People have responded by showing confidence in the president’s leadership. His job approval numbers are in the mid-to-high 60s, his personal approval numbers are higher yet, and a sizable majority see him as a strong leader and able commander in chief. John who?
As for Michelle Obama, her reversal of fortune has been so swift and so complete that the only criticism she’s faced, if you can call it that, has been answered in the same breath it was uttered. She touched the Queen! But the Queen touched her first! Or She wears too many sleeveless dresses! But her arms look great! Meanwhile, she hosted a reception for women’s-rights icon Lily Ledbetter after her husband signed the Fair Pay Act; began her outreach to military families; oversaw the planting of an organic garden on the White House grounds; became a fashion icon; engineered the adoption of a new dog; and helped her two unspeakably cute daughters adjust to their new circumstances (where they set their alarm clocks, get themselves ready for school, and make their beds every day). Gone is the stereotypical angry black woman. Front and center is an accomplished American mom, the center of gravity in her admirable American family.

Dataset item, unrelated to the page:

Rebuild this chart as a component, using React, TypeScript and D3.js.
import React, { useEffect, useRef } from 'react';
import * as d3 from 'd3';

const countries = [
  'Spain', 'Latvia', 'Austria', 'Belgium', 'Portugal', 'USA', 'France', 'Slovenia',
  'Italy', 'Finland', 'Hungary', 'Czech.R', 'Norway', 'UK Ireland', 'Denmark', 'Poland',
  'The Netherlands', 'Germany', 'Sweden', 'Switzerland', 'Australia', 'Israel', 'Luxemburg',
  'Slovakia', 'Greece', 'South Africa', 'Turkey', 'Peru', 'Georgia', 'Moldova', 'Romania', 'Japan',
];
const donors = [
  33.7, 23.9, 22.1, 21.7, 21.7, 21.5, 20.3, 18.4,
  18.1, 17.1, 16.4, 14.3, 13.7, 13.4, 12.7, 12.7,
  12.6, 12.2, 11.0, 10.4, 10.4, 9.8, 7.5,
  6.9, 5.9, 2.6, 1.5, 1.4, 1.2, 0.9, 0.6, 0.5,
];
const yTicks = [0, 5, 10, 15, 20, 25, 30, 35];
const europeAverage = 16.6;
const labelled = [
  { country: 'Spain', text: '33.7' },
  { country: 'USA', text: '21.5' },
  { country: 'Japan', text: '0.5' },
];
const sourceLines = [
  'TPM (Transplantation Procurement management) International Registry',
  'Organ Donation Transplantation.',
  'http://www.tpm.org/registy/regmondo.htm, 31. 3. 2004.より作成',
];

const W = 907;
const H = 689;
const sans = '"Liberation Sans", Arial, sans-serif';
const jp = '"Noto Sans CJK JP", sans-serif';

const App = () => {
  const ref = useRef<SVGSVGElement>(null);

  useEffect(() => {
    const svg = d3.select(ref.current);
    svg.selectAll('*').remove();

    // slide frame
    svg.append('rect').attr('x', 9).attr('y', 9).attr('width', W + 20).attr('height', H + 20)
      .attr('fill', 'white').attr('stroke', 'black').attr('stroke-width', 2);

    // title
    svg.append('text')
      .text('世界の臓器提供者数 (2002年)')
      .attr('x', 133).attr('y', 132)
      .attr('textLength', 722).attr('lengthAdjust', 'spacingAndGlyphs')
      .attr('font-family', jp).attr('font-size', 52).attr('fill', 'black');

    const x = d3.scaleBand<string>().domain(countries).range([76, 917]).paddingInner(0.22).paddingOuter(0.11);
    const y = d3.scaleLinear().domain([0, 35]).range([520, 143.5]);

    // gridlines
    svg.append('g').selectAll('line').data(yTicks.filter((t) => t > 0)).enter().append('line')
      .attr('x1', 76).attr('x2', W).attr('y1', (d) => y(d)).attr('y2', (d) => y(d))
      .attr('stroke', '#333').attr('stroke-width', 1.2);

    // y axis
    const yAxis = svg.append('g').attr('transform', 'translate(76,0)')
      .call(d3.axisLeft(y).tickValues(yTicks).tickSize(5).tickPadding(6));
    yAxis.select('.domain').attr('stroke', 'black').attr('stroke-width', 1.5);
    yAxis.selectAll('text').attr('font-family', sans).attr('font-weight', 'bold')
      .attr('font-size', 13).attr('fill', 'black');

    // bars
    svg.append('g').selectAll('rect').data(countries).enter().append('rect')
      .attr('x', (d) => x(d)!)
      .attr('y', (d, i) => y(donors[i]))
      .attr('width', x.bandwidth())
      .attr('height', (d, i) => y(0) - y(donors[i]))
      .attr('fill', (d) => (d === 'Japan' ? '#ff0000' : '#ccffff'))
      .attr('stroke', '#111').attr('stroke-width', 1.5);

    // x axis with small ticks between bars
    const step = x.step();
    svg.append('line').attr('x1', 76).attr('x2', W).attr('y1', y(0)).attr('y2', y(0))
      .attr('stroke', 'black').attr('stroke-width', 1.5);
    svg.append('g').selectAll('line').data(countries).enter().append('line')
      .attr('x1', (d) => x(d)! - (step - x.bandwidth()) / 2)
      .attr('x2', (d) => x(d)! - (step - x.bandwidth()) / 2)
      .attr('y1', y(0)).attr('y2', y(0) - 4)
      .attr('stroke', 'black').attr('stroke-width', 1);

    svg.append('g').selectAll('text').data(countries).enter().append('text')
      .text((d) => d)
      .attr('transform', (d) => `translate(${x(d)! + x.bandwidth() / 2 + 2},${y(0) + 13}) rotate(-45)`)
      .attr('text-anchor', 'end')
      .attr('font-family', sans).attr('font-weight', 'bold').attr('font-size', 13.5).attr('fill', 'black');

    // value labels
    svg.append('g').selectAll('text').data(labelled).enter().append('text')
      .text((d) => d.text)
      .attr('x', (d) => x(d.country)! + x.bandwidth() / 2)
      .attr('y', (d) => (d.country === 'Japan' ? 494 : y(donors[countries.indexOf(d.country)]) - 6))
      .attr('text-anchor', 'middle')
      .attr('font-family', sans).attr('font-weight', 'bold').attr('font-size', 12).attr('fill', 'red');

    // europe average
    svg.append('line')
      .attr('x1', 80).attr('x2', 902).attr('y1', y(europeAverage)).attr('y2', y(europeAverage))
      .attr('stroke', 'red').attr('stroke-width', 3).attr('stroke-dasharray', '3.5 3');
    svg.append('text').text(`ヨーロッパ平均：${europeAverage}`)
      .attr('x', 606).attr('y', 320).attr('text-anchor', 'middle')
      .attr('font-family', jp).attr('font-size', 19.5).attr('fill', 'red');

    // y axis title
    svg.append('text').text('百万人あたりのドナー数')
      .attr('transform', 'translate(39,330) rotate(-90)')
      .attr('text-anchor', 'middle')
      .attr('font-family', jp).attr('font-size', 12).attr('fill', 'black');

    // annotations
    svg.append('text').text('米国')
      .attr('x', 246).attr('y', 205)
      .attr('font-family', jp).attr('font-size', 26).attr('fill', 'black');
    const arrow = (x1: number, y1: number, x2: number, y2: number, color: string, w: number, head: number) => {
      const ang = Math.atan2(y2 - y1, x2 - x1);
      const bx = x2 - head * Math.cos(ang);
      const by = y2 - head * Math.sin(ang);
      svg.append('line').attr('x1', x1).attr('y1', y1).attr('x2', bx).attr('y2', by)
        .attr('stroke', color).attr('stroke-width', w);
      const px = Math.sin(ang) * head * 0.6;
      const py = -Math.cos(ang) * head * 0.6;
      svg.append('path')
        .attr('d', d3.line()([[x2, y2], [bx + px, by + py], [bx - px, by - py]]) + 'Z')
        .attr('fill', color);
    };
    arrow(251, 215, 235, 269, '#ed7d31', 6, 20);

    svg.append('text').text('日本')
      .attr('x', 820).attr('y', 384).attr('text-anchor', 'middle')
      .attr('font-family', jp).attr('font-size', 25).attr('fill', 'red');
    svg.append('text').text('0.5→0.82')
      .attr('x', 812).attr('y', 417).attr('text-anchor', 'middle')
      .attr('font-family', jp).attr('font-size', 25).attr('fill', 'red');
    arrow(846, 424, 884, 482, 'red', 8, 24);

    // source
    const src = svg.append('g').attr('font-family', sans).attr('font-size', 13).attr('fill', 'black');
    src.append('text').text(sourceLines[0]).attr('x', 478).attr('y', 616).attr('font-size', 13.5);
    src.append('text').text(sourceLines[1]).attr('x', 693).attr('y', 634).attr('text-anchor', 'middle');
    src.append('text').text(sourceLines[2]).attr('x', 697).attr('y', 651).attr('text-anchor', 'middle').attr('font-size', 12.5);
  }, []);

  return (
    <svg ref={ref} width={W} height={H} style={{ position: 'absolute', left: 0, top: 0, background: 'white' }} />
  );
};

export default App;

How did our impressions of these two change so quickly? Mostly, it seems, because of the exceptional personal qualities of both Obamas. Ideology aside, they are honest, hard-working, disciplined—the kind of “family values” folks that have always loomed large in America’s image of itself. Perhaps those qualities were harder to see when we knew the Obamas less well. Perhaps they were a bit obscured by well-worn stereotypes of ambitious politicians, career women, and African Americans. And maybe, when all is said and done, those early vulnerabilities will in fact loom larger than they do right now.
But at least for the moment, Barack and Michelle Obama have filled out their own portraits, making them more complete, more complex, and more appealing than they were a hundred days ago. Even if the milestone is as fabricated as the Easter eggs on the White House lawn, that’s an impressive accomplishment.